Featured Guest Blog: Quality is Critical by Mary E. Lynn
In pharmaceutical drug development, quality is critical. The FDA relies on quality driven documents to make decisions on the safety and effectiveness of regulated products and the approval of those products. While Quality Assurance (QA) is a clear regulatory requirement in some instances (i.e., studies required to be compliant with Good Laboratory Practices), it can also be part of an organization’s quality system in order to provide the quality documents to FDA even if not specifically required by regulation. When thinking about the review of data and reports, a robust quality system typically includes both data quality control reviews and QA audits. Data quality control personnel are typically responsible to verify that documentation is complete and data are being reported accurately. QA provides a second layer of quality review by looking at both the organizational quality aspects and project specific quality which goes further than verifying the accuracy of results. While data quality control plays a valuable role, this function does not typically review project and facility records in the same manner as QA and the QA review provides feedback on the effectiveness of the quality control review.
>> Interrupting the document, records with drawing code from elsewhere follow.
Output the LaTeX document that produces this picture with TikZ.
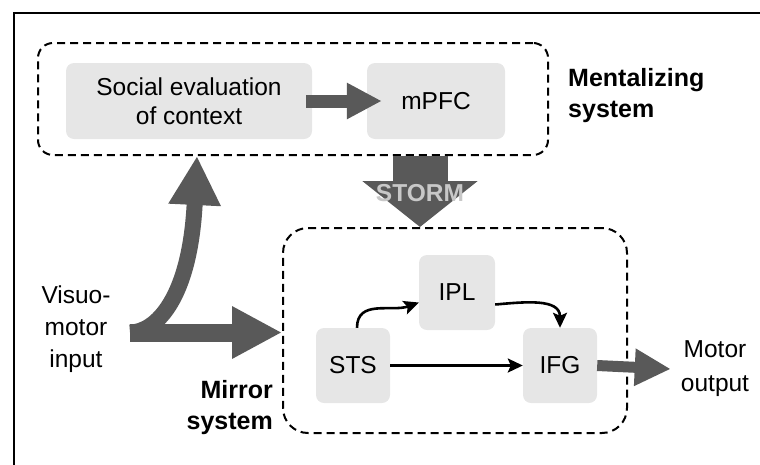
\documentclass[tikz,border=0pt]{standalone}
\usepackage{fontspec}
\setmainfont{Liberation Sans}
\usetikzlibrary{arrows.meta}
\definecolor{boxgray}{HTML}{E6E6E6}
\definecolor{arrgray}{HTML}{595959}
\definecolor{stormtxt}{HTML}{C8C8C8}
\tikzset{
  graybox/.style={fill=boxgray, rounded corners=8pt, inner sep=0pt, align=center,
    font=\fontsize{24.5}{29}\selectfont},
  dashbox/.style={draw=black, line width=2pt, dash pattern=on 8pt off 5pt, inner sep=0pt},
  thinarrow/.style={draw=black, line width=2.6pt, -{Stealth[length=15pt,width=14pt,inset=3pt]}},
  lbl/.style={inner sep=0pt, font=\fontsize{24.5}{32}\selectfont},
  boldlbl/.style={inner sep=0pt, font=\fontsize{25}{31}\selectfont\bfseries}
}
\begin{document}
\begin{tikzpicture}[x=1pt,y=-1pt]
\useasboundingbox (0,0) rectangle (760,464);
% outer frame (cut off at right and bottom)
\draw[line width=2pt] (14,470) -- (14,13) -- (770,13);

% dashed system boxes
\node[dashbox, rounded corners=15pt, minimum width=510pt, minimum height=112pt] (mentbox) at (293,99) {};
\node[dashbox, rounded corners=25pt, minimum width=344pt, minimum height=205pt] (mirrorbox) at (455,330.5) {};

% gray boxes
\node[graybox, minimum width=246pt, minimum height=76pt] (social) at (189,101) {Social evaluation\\of context};
\node[graybox, minimum width=138pt, minimum height=76pt] (mpfc) at (436,101) {mPFC};
\node[graybox, minimum width=74pt, minimum height=75pt] (sts) at (353,365.5) {STS};
\node[graybox, minimum width=76pt, minimum height=75pt] (ipl) at (457,292.5) {IPL};
\node[graybox, minimum width=74pt, minimum height=75pt] (ifg) at (560,365.5) {IFG};

% labels
\node[boldlbl, align=left, anchor=west] (mentlbl) at (568,96) {Mentalizing\\system};
\node[boldlbl, align=right, anchor=east] (mirrlbl) at (273,407.5) {Mirror\\system};
\node[lbl, align=center] (vin) at (76,329) {Visuo-\\motor\\input};
\node[lbl, align=center, font=\fontsize{24.5}{34}\selectfont] (mout) at (715,369) {Motor\\output};

% big gray arrows
\draw[arrgray, line width=13pt, -{Triangle[length=35pt,width=34pt]}]
  ([xshift=-6pt]social.east) -- ([xshift=15pt]mpfc.west);
\draw[arrgray, line width=11pt, -{Triangle[length=36pt,width=35pt]}]
  (ifg.east) -- ([xshift=-10pt]mout.west);
\draw[arrgray, line width=55pt, -{Triangle[length=46pt,width=113pt]}]
  ([xshift=127pt]mentbox.south) -- ([xshift=-35pt]mirrorbox.north)
  node[pos=0.52, text=stormtxt, inner sep=0pt, font=\fontsize{24.5}{29}\selectfont\bfseries] (storm) {STORM};

\coordinate (vstart) at (130,332.5);
\draw[arrgray, line width=18pt, -{Triangle[length=50pt,width=49pt]}]
  (vstart) -- (vstart -| mirrorbox.west);
\draw[arrgray, line width=16pt, -{Triangle[length=49pt,width=49pt]}]
  (vstart) .. controls (155,332.5) and (190,300) .. ([xshift=-96pt]mentbox.south);

% black arrows in the mirror system
\draw[thinarrow] (sts.east) -- (ifg.west);
\draw[thinarrow] ([xshift=4pt]sts.north) to[out=90, in=200, looseness=1.1] ([yshift=-10pt]ipl.west);
\draw[thinarrow] ([yshift=-12pt]ipl.east) to[out=5, in=90, looseness=1.1] (ifg.north);
\end{tikzpicture}
\end{document}
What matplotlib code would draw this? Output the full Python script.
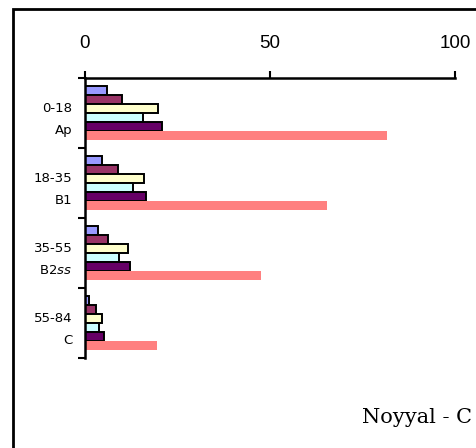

FDA regulations do not require a QA element for projects such as method validations and clinical trial exploratory assays (e.g., flow cytometry) and some facilities do not include QA on these types of projects. However, even if not required, QA can provide an independent viewpoint of overall project quality which is not typically obtained in another manner. For example, it is typical for QA to verify adherence to standard operating procedures (SOP) and project plans, confirm personnel were adequately trained and equipment was maintained and calibrated as required. QA can also provide an independent review of the quality of project conduct. For example, were there any issues that arose during the project requiring an investigation or further explanation. If so, QA involvement can include reviewing these documents for clarity and completeness and whether the issue is reflected accurately in the report.
QA personnel can also conduct inspections of on-going project conduct. This involves QA observing one or more phases of project conduct to ensure the quality of the phase observed. As an example, for a flow cytometry analysis, during the inspection QA is verifying real time that the project plan and applicable SOPs were followed, sample chain-of-custody is documented and sample integrity is maintained, the data is recorded accurately and consistently, there is documented training for the personnel conducting the work being observed, and maintenance and calibration for equipment such as cytometers, pipettes, centrifuges, etc. has been documented as required.
During the reporting phase of a project, QA will verify that the laboratory report accurately reflects the data. This generally includes a verification of the text and some percentage of raw data and report table entries assuming there is a 100% verification of table entry accuracy such as a data quality control review during the report preparation process.
When outsourcing exploratory sample analysis in support of a clinical trial, the assessment of the contract research organization’s (CRO) quality system should be an integral part of the overall assessment of capabilities. While it is important to understand whether a laboratory can technically conduct the assays and they are scientifically sound, it is also important to understand whether the organization has a quality component built into conducting and reporting their work. Does the facility have the basic building blocks needed for conducting analyses within this industry? Do they have meaningful standard operating procedures? Are education, experience and training of personnel documented? Is equipment maintained and calibrated and are these activities documented? Is software used to acquire and evaluate data validated or are procedural controls in place to ensure data quality and integrity? What is the quality review process of the data and reports? Is there an independent verification of the accuracy and completeness of the data and results provided to the Sponsor? Does the facility have a QA unit? If so, what is the extent of their involvement? As indicated earlier, for GLP studies, there is a clear QA requirement. So, if the project is not required to be GLP compliant, what is QA’s involvement? Is QA viewed by the organization as an integral part of the quality system or is it treated as an obligation? If the organization does not have a QA function, how is quality assured? In organizations with a QA function, the audits by QA provide feedback to facility management about the effectiveness of the organization’s quality system. If there is no QA function, what system is used by management to obtain feedback regarding the quality of their data?
Each Sponsor needs to determine the requirements for QA involvement on their projects and ensure the CRO used for outsourced laboratory analyses meets those obligations or the Sponsor needs to understand where gaps may be present in order to assess the risk to the quality of their data. One factor in this assessment could depend upon how the data generated will be used by the Sponsor. For example, while an outsourced flow cytometry assay may be exploratory at the present time, is it possible that the assay will become more critical and will this early data be important to support later work? If it is possible that this assay will become critical in later clinical trials, it may be worthwhile to have QA involvement during the early phases. As noted earlier, QA will provide an independent review of the quality of the data, report and project conducted at the CRO. This QA involvement will help ensure that the data and report can withstand independent review.
When QA is integral to a facility’s quality system, this function can provide value added during non-GLP studies and clinical trial exploratory sample analysis.